**Exercise goal:**
Transcribe all of the material exactly. Any picture in it should be left out.

**Recorded information:**
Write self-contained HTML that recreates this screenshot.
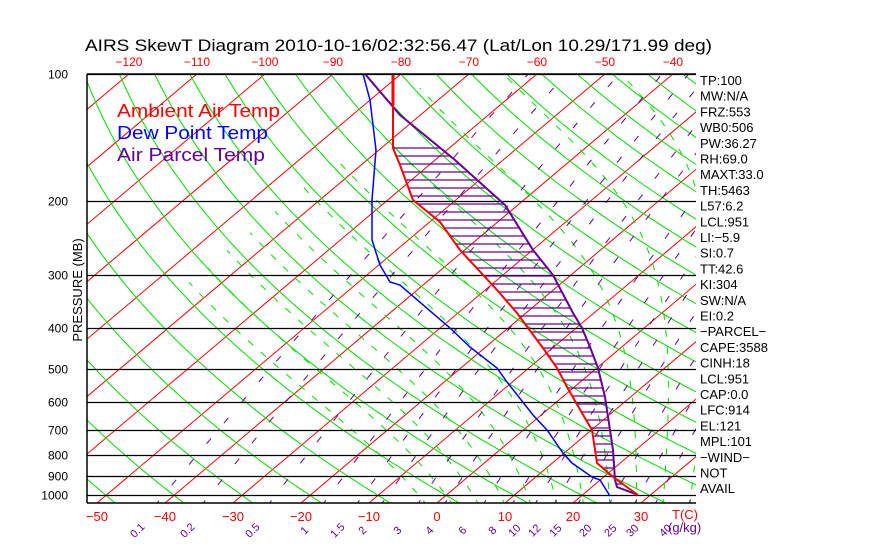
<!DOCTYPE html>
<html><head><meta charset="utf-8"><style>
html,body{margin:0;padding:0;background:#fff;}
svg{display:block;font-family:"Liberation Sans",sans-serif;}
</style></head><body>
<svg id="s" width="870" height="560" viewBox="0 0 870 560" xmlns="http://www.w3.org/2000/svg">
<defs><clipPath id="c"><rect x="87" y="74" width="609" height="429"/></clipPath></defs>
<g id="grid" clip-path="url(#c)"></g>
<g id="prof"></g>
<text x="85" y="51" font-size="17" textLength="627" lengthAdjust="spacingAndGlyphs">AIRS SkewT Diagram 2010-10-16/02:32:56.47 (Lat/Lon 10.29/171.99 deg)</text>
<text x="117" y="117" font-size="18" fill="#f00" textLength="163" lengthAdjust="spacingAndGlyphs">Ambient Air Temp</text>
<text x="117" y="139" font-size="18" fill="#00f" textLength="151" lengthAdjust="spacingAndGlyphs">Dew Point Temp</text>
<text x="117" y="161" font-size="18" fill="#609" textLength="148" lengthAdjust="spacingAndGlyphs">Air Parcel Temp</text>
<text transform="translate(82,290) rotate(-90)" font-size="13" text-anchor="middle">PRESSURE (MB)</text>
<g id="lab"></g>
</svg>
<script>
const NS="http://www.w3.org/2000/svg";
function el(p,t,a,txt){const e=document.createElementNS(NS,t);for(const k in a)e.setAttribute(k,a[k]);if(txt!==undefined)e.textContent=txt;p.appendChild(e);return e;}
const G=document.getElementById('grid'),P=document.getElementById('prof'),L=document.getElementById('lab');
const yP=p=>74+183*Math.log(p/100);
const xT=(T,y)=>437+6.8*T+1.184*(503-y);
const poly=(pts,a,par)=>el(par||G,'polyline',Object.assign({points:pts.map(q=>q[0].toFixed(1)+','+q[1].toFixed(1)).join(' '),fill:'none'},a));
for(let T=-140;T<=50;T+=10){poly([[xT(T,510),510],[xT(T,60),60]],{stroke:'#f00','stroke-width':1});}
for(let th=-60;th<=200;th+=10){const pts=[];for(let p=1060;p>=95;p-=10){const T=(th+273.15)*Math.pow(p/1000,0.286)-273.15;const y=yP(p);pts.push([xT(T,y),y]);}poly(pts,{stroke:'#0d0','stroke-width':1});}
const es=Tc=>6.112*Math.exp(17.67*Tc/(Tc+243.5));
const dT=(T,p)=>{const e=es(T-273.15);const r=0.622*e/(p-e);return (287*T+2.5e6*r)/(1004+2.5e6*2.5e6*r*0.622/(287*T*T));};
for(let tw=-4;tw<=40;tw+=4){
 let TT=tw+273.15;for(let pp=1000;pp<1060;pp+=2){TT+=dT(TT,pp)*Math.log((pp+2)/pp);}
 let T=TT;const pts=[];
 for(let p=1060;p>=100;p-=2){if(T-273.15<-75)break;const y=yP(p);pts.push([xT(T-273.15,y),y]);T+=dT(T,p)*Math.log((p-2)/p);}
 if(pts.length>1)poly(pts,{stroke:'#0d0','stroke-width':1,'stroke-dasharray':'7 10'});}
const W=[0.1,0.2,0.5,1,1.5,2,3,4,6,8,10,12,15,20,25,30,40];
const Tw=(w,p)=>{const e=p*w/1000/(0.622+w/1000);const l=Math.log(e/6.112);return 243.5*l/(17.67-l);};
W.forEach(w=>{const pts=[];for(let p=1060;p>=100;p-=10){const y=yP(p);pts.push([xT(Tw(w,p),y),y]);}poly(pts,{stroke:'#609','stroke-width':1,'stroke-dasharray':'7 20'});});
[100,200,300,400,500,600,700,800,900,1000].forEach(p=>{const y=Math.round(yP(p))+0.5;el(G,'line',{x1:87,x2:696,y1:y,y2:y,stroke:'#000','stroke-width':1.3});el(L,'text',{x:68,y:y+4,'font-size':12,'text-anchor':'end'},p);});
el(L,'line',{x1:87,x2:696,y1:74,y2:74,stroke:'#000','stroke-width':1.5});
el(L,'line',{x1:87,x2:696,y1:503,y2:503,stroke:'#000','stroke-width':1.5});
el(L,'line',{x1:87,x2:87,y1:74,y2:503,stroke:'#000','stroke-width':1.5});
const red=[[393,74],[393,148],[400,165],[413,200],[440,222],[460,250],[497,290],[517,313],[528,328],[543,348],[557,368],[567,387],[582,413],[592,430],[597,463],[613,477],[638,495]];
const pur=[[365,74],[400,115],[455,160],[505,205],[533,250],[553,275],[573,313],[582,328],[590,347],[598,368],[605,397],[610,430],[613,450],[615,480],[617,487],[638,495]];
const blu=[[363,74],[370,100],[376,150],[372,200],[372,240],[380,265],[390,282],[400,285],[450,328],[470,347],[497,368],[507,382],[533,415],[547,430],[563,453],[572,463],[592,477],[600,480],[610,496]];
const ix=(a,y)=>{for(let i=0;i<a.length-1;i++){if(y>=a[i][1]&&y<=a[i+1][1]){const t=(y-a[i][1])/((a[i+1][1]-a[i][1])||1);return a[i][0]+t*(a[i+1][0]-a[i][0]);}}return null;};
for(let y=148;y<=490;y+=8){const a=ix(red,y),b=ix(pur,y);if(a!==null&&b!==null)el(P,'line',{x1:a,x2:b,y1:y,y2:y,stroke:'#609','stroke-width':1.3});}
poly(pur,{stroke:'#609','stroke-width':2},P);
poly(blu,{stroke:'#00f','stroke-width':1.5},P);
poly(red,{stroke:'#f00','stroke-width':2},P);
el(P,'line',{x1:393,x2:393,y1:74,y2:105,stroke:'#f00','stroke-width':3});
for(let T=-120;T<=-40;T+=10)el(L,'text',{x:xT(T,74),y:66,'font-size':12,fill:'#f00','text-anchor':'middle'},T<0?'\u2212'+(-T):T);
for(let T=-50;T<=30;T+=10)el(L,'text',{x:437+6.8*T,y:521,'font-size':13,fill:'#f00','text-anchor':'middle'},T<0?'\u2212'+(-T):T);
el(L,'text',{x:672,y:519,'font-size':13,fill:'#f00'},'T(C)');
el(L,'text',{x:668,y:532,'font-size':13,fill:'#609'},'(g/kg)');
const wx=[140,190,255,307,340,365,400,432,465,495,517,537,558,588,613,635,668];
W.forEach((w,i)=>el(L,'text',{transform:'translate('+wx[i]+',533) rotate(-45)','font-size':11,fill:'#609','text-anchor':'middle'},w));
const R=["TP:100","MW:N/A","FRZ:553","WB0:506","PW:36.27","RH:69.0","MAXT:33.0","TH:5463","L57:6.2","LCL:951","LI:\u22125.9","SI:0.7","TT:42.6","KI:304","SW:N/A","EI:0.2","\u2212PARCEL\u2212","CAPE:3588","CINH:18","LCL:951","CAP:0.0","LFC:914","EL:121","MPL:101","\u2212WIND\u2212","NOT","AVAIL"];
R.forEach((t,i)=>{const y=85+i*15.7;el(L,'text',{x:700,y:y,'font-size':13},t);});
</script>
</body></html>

**Finished task:**
Write self-contained HTML that recreates this screenshot.
<!DOCTYPE html>
<html><head><meta charset="utf-8"><style>
html,body{margin:0;padding:0;background:#fff;}
svg{display:block;font-family:"Liberation Sans",sans-serif;}
</style></head><body>
<svg id="s" width="870" height="560" viewBox="0 0 870 560" xmlns="http://www.w3.org/2000/svg">
<defs><clipPath id="c"><rect x="87" y="74" width="609" height="429"/></clipPath></defs>
<g id="grid" clip-path="url(#c)"></g>
<g id="prof"></g>
<text x="85" y="51" font-size="17" textLength="627" lengthAdjust="spacingAndGlyphs">AIRS SkewT Diagram 2010-10-16/02:32:56.47 (Lat/Lon 10.29/171.99 deg)</text>
<text x="117" y="117" font-size="18" fill="#f00" textLength="163" lengthAdjust="spacingAndGlyphs">Ambient Air Temp</text>
<text x="117" y="139" font-size="18" fill="#00f" textLength="151" lengthAdjust="spacingAndGlyphs">Dew Point Temp</text>
<text x="117" y="161" font-size="18" fill="#609" textLength="148" lengthAdjust="spacingAndGlyphs">Air Parcel Temp</text>
<text transform="translate(82,290) rotate(-90)" font-size="13" text-anchor="middle">PRESSURE (MB)</text>
<g id="lab"></g>
</svg>
<script>
const NS="http://www.w3.org/2000/svg";
function el(p,t,a,txt){const e=document.createElementNS(NS,t);for(const k in a)e.setAttribute(k,a[k]);if(txt!==undefined)e.textContent=txt;p.appendChild(e);return e;}
const G=document.getElementById('grid'),P=document.getElementById('prof'),L=document.getElementById('lab');
const yP=p=>74+183*Math.log(p/100);
const xT=(T,y)=>437+6.8*T+1.184*(503-y);
const poly=(pts,a,par)=>el(par||G,'polyline',Object.assign({points:pts.map(q=>q[0].toFixed(1)+','+q[1].toFixed(1)).join(' '),fill:'none'},a));
for(let T=-140;T<=50;T+=10){poly([[xT(T,510),510],[xT(T,60),60]],{stroke:'#f00','stroke-width':1});}
for(let th=-60;th<=200;th+=10){const pts=[];for(let p=1060;p>=95;p-=10){const T=(th+273.15)*Math.pow(p/1000,0.286)-273.15;const y=yP(p);pts.push([xT(T,y),y]);}poly(pts,{stroke:'#0d0','stroke-width':1});}
const es=Tc=>6.112*Math.exp(17.67*Tc/(Tc+243.5));
const dT=(T,p)=>{const e=es(T-273.15);const r=0.622*e/(p-e);return (287*T+2.5e6*r)/(1004+2.5e6*2.5e6*r*0.622/(287*T*T));};
for(let tw=-4;tw<=40;tw+=4){
 let TT=tw+273.15;for(let pp=1000;pp<1060;pp+=2){TT+=dT(TT,pp)*Math.log((pp+2)/pp);}
 let T=TT;const pts=[];
 for(let p=1060;p>=100;p-=2){if(T-273.15<-75)break;const y=yP(p);pts.push([xT(T-273.15,y),y]);T+=dT(T,p)*Math.log((p-2)/p);}
 if(pts.length>1)poly(pts,{stroke:'#0d0','stroke-width':1,'stroke-dasharray':'7 10'});}
const W=[0.1,0.2,0.5,1,1.5,2,3,4,6,8,10,12,15,20,25,30,40];
const Tw=(w,p)=>{const e=p*w/1000/(0.622+w/1000);const l=Math.log(e/6.112);return 243.5*l/(17.67-l);};
W.forEach(w=>{const pts=[];for(let p=1060;p>=100;p-=10){const y=yP(p);pts.push([xT(Tw(w,p),y),y]);}poly(pts,{stroke:'#609','stroke-width':1,'stroke-dasharray':'7 20'});});
[100,200,300,400,500,600,700,800,900,1000].forEach(p=>{const y=Math.round(yP(p))+0.5;el(G,'line',{x1:87,x2:696,y1:y,y2:y,stroke:'#000','stroke-width':1.3});el(L,'text',{x:68,y:y+4,'font-size':12,'text-anchor':'end'},p);});
el(L,'line',{x1:87,x2:696,y1:74,y2:74,stroke:'#000','stroke-width':1.5});
el(L,'line',{x1:87,x2:696,y1:503,y2:503,stroke:'#000','stroke-width':1.5});
el(L,'line',{x1:87,x2:87,y1:74,y2:503,stroke:'#000','stroke-width':1.5});
const red=[[393,74],[393,148],[400,165],[413,200],[440,222],[460,250],[497,290],[517,313],[528,328],[543,348],[557,368],[567,387],[582,413],[592,430],[597,463],[613,477],[638,495]];
const pur=[[365,74],[400,115],[455,160],[505,205],[533,250],[553,275],[573,313],[582,328],[590,347],[598,368],[605,397],[610,430],[613,450],[615,480],[617,487],[638,495]];
const blu=[[363,74],[370,100],[376,150],[372,200],[372,240],[380,265],[390,282],[400,285],[450,328],[470,347],[497,368],[507,382],[533,415],[547,430],[563,453],[572,463],[592,477],[600,480],[610,496]];
const ix=(a,y)=>{for(let i=0;i<a.length-1;i++){if(y>=a[i][1]&&y<=a[i+1][1]){const t=(y-a[i][1])/((a[i+1][1]-a[i][1])||1);return a[i][0]+t*(a[i+1][0]-a[i][0]);}}return null;};
for(let y=148;y<=490;y+=8){const a=ix(red,y),b=ix(pur,y);if(a!==null&&b!==null)el(P,'line',{x1:a,x2:b,y1:y,y2:y,stroke:'#609','stroke-width':1.3});}
poly(pur,{stroke:'#609','stroke-width':2},P);
poly(blu,{stroke:'#00f','stroke-width':1.5},P);
poly(red,{stroke:'#f00','stroke-width':2},P);
el(P,'line',{x1:393,x2:393,y1:74,y2:105,stroke:'#f00','stroke-width':3});
for(let T=-120;T<=-40;T+=10)el(L,'text',{x:xT(T,74),y:66,'font-size':12,fill:'#f00','text-anchor':'middle'},T<0?'\u2212'+(-T):T);
for(let T=-50;T<=30;T+=10)el(L,'text',{x:437+6.8*T,y:521,'font-size':13,fill:'#f00','text-anchor':'middle'},T<0?'\u2212'+(-T):T);
el(L,'text',{x:672,y:519,'font-size':13,fill:'#f00'},'T(C)');
el(L,'text',{x:668,y:532,'font-size':13,fill:'#609'},'(g/kg)');
const wx=[140,190,255,307,340,365,400,432,465,495,517,537,558,588,613,635,668];
W.forEach((w,i)=>el(L,'text',{transform:'translate('+wx[i]+',533) rotate(-45)','font-size':11,fill:'#609','text-anchor':'middle'},w));
const R=["TP:100","MW:N/A","FRZ:553","WB0:506","PW:36.27","RH:69.0","MAXT:33.0","TH:5463","L57:6.2","LCL:951","LI:\u22125.9","SI:0.7","TT:42.6","KI:304","SW:N/A","EI:0.2","\u2212PARCEL\u2212","CAPE:3588","CINH:18","LCL:951","CAP:0.0","LFC:914","EL:121","MPL:101","\u2212WIND\u2212","NOT","AVAIL"];
R.forEach((t,i)=>{const y=85+i*15.7;el(L,'text',{x:700,y:y,'font-size':13},t);});
</script>
</body></html>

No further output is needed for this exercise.